YOUR GOAL:
Nothing after the line with "import seaborn as sns" belongs in the copy; extract the lines below from the top through that line, pictures left out.

---------- INFORMATION SHOWN ----------

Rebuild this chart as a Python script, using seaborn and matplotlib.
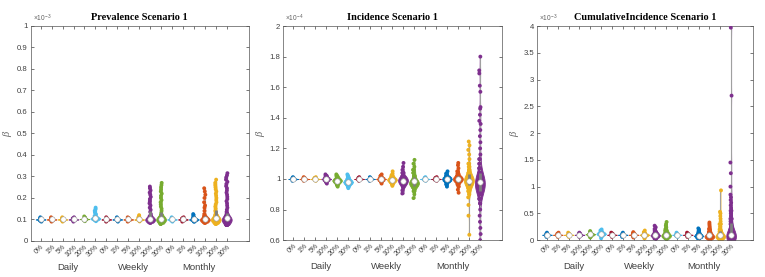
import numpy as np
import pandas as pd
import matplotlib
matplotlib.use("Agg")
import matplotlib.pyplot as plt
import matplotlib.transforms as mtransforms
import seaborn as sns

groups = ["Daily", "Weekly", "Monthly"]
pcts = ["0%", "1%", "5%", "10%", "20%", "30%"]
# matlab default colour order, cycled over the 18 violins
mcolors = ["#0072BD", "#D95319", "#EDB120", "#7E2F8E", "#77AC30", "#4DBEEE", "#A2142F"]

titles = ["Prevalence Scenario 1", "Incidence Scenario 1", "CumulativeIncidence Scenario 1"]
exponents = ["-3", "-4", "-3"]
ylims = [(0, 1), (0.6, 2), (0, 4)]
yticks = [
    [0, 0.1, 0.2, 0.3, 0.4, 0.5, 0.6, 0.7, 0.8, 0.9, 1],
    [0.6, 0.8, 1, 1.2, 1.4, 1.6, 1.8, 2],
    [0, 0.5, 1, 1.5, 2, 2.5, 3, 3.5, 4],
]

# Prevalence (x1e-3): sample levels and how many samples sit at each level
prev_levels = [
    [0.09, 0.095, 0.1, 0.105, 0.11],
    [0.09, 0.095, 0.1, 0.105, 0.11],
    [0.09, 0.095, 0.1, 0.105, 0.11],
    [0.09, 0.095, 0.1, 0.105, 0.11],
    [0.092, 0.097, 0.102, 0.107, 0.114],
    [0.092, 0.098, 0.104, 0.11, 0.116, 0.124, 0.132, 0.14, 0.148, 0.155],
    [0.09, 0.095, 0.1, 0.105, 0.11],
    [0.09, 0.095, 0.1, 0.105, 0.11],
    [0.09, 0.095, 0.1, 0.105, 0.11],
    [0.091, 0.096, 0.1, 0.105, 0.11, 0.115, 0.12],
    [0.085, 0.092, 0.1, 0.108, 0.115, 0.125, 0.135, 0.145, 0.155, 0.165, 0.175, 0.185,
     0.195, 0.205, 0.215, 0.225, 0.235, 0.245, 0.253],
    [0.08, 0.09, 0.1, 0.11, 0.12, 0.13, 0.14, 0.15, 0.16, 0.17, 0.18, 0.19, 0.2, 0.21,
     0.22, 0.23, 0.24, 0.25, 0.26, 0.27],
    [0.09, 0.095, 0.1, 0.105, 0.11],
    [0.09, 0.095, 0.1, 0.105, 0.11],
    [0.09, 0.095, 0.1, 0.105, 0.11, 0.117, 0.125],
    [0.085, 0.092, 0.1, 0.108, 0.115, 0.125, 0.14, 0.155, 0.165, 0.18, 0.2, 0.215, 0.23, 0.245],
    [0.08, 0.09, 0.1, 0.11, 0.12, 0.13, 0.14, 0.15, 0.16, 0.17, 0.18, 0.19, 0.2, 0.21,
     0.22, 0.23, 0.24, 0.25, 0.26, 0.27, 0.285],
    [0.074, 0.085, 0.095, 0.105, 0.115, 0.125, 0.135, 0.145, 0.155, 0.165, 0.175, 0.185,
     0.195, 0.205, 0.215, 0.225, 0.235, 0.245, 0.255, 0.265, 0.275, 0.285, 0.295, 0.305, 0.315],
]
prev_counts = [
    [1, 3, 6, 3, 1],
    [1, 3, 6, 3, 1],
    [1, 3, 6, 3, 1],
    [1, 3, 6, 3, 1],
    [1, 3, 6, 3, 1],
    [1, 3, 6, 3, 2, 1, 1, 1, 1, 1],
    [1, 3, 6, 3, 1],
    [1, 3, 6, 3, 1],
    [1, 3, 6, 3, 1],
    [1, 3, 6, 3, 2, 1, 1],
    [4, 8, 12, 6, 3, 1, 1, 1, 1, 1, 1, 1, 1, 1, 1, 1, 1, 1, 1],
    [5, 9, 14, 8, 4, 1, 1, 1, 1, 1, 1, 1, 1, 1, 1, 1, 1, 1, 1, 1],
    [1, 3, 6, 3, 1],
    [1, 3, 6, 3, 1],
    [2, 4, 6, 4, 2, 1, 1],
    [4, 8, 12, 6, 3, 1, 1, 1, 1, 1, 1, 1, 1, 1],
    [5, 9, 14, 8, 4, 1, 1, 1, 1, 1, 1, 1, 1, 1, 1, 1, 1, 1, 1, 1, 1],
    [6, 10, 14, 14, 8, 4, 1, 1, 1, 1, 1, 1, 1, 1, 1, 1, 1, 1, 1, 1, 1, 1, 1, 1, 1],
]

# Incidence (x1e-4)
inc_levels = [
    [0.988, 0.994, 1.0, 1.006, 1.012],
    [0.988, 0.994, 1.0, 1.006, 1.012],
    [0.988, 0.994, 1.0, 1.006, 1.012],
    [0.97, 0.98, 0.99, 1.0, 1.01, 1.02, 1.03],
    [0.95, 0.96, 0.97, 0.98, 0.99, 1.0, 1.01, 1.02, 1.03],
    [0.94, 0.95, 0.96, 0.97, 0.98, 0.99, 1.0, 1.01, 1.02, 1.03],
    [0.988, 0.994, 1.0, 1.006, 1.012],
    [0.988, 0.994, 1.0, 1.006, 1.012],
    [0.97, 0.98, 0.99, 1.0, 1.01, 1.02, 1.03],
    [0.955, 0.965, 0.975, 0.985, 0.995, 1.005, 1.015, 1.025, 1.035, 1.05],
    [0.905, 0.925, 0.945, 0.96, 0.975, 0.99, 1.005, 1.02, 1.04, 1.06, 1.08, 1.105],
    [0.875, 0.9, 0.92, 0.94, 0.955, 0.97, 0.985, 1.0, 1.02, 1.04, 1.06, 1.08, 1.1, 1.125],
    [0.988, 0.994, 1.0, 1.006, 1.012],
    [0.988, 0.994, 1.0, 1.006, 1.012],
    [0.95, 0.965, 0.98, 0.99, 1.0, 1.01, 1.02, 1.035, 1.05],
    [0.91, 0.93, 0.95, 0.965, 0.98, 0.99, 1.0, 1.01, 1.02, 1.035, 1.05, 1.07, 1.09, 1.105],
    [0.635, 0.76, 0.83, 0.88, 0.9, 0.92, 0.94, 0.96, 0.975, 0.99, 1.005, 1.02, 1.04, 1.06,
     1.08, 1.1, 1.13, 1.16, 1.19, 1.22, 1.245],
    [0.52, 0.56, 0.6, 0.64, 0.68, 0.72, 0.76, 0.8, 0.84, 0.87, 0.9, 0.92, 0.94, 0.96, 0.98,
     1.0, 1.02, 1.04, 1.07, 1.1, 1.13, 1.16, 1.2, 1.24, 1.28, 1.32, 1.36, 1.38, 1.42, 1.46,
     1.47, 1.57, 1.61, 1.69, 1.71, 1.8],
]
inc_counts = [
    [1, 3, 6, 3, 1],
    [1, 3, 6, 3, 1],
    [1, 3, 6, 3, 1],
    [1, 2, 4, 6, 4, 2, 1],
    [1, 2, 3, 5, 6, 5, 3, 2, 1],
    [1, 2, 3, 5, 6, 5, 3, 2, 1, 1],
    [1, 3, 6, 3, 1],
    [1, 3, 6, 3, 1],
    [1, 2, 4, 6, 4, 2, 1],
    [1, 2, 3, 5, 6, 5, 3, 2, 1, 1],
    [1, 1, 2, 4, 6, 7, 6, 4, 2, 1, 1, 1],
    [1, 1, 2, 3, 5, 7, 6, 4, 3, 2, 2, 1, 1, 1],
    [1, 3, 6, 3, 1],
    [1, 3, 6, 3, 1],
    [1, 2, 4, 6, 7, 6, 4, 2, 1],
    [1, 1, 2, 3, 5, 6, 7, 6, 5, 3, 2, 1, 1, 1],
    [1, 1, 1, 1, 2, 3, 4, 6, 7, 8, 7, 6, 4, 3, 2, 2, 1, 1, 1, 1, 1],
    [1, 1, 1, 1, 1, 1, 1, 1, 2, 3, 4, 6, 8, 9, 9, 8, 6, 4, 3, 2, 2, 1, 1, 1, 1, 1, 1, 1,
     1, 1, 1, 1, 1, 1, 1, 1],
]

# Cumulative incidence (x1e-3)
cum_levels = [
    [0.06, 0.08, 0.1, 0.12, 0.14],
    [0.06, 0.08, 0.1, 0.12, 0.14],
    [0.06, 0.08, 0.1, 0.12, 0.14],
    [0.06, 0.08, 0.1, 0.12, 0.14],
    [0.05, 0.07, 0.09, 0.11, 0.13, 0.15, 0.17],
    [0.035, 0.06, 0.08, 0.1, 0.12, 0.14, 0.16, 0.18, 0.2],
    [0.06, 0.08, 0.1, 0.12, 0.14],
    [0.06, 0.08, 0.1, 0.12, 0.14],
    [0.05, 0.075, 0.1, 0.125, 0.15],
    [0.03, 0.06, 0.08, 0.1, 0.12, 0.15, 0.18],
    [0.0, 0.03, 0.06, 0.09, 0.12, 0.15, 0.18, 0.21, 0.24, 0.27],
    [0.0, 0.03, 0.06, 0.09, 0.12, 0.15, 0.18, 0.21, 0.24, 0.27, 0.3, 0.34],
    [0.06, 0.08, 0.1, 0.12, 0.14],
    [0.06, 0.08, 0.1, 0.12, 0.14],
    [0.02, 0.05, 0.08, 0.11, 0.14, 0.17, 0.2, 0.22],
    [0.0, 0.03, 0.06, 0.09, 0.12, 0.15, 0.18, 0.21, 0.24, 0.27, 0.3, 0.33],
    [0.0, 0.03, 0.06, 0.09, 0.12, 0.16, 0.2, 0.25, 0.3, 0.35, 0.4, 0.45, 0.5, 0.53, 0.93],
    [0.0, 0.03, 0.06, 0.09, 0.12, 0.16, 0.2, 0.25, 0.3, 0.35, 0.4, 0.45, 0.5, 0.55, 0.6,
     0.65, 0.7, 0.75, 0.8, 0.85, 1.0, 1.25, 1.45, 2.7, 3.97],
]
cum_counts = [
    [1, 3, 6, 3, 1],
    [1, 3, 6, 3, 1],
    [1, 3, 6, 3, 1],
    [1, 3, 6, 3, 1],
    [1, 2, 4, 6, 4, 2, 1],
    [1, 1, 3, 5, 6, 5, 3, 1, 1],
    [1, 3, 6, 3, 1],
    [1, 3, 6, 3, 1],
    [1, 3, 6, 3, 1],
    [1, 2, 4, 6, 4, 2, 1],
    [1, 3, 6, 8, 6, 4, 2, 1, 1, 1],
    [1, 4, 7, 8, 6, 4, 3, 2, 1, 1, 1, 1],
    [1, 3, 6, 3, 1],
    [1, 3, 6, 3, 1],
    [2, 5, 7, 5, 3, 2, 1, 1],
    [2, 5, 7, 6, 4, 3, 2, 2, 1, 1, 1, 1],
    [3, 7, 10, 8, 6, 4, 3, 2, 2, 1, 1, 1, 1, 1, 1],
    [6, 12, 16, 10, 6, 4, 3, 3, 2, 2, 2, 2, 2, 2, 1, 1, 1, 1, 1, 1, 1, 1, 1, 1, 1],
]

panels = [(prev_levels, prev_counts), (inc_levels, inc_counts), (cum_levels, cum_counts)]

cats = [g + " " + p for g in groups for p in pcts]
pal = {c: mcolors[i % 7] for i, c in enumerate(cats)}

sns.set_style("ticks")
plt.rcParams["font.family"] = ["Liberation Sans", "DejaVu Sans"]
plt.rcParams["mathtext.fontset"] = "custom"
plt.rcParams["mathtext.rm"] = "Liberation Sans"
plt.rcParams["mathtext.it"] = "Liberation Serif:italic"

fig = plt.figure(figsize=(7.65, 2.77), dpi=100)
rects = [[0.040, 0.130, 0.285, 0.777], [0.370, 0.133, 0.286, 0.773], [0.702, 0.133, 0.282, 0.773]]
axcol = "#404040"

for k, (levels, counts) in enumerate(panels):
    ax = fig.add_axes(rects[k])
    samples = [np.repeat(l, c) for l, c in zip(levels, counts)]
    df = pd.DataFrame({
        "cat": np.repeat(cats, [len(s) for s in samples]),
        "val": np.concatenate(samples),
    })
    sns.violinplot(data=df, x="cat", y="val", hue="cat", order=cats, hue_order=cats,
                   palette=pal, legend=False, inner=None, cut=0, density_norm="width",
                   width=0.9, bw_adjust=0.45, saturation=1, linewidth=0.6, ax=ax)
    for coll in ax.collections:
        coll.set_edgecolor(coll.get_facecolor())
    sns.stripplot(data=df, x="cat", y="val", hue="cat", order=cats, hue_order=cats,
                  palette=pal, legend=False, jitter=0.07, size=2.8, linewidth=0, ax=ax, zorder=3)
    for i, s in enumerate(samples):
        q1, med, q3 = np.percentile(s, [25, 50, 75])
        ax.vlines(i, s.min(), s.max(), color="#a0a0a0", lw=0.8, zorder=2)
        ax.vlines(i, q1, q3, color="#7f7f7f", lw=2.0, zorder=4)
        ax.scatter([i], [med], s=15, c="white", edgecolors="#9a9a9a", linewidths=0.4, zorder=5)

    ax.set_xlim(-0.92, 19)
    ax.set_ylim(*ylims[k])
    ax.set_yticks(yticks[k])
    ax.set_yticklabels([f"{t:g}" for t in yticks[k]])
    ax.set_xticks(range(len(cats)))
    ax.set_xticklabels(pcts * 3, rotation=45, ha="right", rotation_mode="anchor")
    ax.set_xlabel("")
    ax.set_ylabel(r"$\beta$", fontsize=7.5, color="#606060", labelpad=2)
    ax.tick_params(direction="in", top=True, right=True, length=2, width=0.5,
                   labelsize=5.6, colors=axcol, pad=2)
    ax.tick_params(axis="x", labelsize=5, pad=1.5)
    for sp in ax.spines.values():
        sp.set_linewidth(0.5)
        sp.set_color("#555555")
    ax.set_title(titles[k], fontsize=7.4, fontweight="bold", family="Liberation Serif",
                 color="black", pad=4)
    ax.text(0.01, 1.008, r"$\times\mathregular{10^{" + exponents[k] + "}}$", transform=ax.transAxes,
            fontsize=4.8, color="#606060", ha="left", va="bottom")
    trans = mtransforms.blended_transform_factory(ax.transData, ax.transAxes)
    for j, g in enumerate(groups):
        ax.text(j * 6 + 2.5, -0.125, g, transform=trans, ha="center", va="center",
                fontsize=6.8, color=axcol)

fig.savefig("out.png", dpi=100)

----------

ANSWER FOR THE TASK:
Rebuild this chart as a Python script, using seaborn and matplotlib.
import numpy as np
import pandas as pd
import matplotlib
matplotlib.use("Agg")
import matplotlib.pyplot as plt
import matplotlib.transforms as mtransforms
import seaborn as sns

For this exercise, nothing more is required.